LONDON (Commodity Online): Aluminum to rise by year-end but stay in the slow lane. The metal has strengthened in early 2012 with other base metals while benefiting from its own fundamentals, such as swathes of the smelting industry remaining unprofitable, a contrast to other metals,said BNP Paribas in a research note.
BNP estimated that world aluminum demand rose by 10% in 2011 and forecasts a still-impressive 7% rise in 2012. However, there is no shortage of aluminum smelter capacity to meet expected demand growth.
BNP estimates a 2011 market surplus of 600,000 metric tons, even though capacity utilization ticked up only to 86-87%. Whereas BNP anticipates smelter capacity growth will be sluggish in 2012, analysts also figure capacity utilization of about 87% would balance the market.

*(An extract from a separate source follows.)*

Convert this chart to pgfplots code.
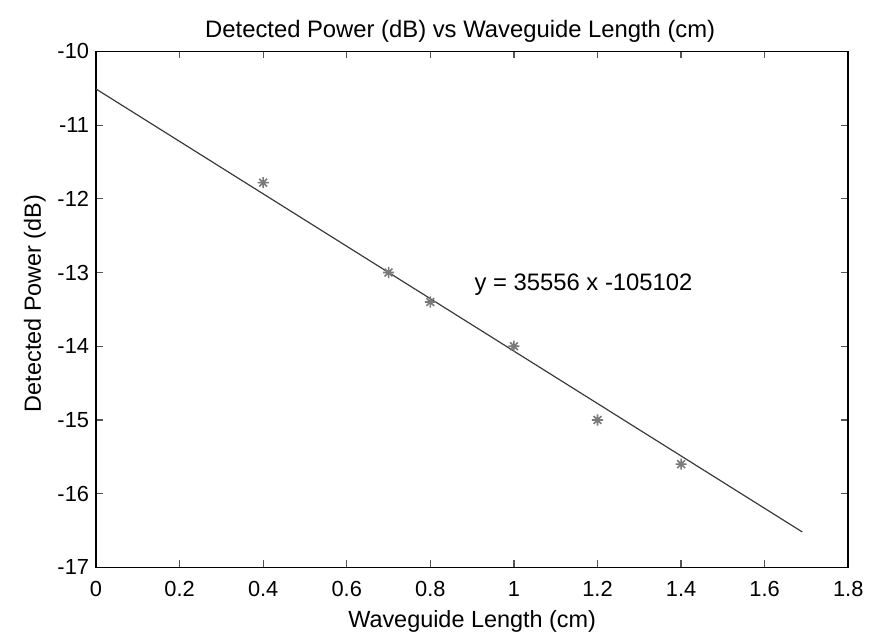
\documentclass[border=0pt]{standalone}
\usepackage{pgfplots}
\pgfplotsset{compat=1.18}
\usepackage{fontspec}
\setmainfont{Liberation Sans}
\usetikzlibrary{calc}
\definecolor{fitline}{HTML}{3A3A3A}
\definecolor{markgray}{HTML}{7A7A7A}
\definecolor{tickgray}{HTML}{555555}

% MATLAB-style '*' marker: a plus and a cross on top of each other
\pgfdeclareplotmark{mstar}{%
  \pgfpathmoveto{\pgfqpoint{-\pgfplotmarksize}{0pt}}%
  \pgfpathlineto{\pgfqpoint{\pgfplotmarksize}{0pt}}%
  \pgfpathmoveto{\pgfqpoint{0pt}{-\pgfplotmarksize}}%
  \pgfpathlineto{\pgfqpoint{0pt}{\pgfplotmarksize}}%
  \pgfpathmoveto{\pgfqpoint{-0.7\pgfplotmarksize}{-0.7\pgfplotmarksize}}%
  \pgfpathlineto{\pgfqpoint{0.7\pgfplotmarksize}{0.7\pgfplotmarksize}}%
  \pgfpathmoveto{\pgfqpoint{-0.7\pgfplotmarksize}{0.7\pgfplotmarksize}}%
  \pgfpathlineto{\pgfqpoint{0.7\pgfplotmarksize}{-0.7\pgfplotmarksize}}%
  \pgfusepathqstroke}

\begin{document}
\begin{tikzpicture}
\begin{axis}[
    name=ax,
    scale only axis,
    width=379pt,
    height=260pt,
    xmin=0, xmax=1.8,
    ymin=-17, ymax=-10,
    xtick={0,0.2,...,1.8},
    ytick={-17,-16,...,-10},
    xticklabel style={/pgf/number format/fixed, yshift=-3.5pt},
    /pgf/number format/assume math mode=true,
    tick align=inside,
    tick pos=both,
    major tick length=3.5pt,
    tick style={tickgray, line width=0.6pt},
    axis line style={black, line width=0.8pt},
    tick label style={font=\fontsize{11}{13}\selectfont},
    label style={font=\fontsize{11.8}{14}\selectfont},
    title style={font=\fontsize{12}{14}\selectfont, yshift=-5pt, xshift=-6pt},
    title={Detected Power (dB) vs Waveguide Length (cm)},
    xlabel={Waveguide Length (cm)},
    ylabel={Detected Power (dB)},
    xlabel style={yshift=0pt},
    ylabel style={yshift=-1pt, xshift=3pt},
    clip=false,
]
% least-squares fit line
\addplot[fitline, line width=0.6pt] coordinates {(0,-10.5102) (1.69,-16.5192)};
% measured points
\addplot[only marks, mark=mstar, mark size=2.8pt, markgray, line width=0.8pt] coordinates {
  (0.4,-11.78)
  (0.7,-13.00)
  (0.8,-13.40)
  (1.0,-14.00)
  (1.2,-15.00)
  (1.4,-15.60)
};
\node[anchor=west, inner xsep=0pt, font=\fontsize{12}{14}\selectfont] at (axis cs:0.905,-13.17) {y = 35556 x -105102};
\end{axis}
\path[use as bounding box] ($(ax.south west)+(-48.4pt,-33.5pt)$) rectangle ($(ax.north east)+(7.5pt,25.9pt)$);
\end{tikzpicture}
\end{document}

“Moreover, capacity growth looks set to pick up sharply from 2013, chiefly due to investments in China’s western and northern regions. In short, it does not appear to us likely that aluminum will experience the supply constraints of some other metals,” BNP added.
Meanwhile, aluminum inventories are notoriously high. LME inventories ended 2011 at around eight weeks worth of global demand. Including the estimated build-up in unreported stocks, total inventories are likely around 12 weeks.
The bank anticipates a limited number of fresh market-driven producer cutbacks, with a modest further recovery in aluminum toward $2,500 a metric ton by late 2012.
“We expect…a sizeable market deficit this year, but price gains will be curbed by still onerous stocks and the strong possibility of a return to surplus in 2013,” BNP concluded.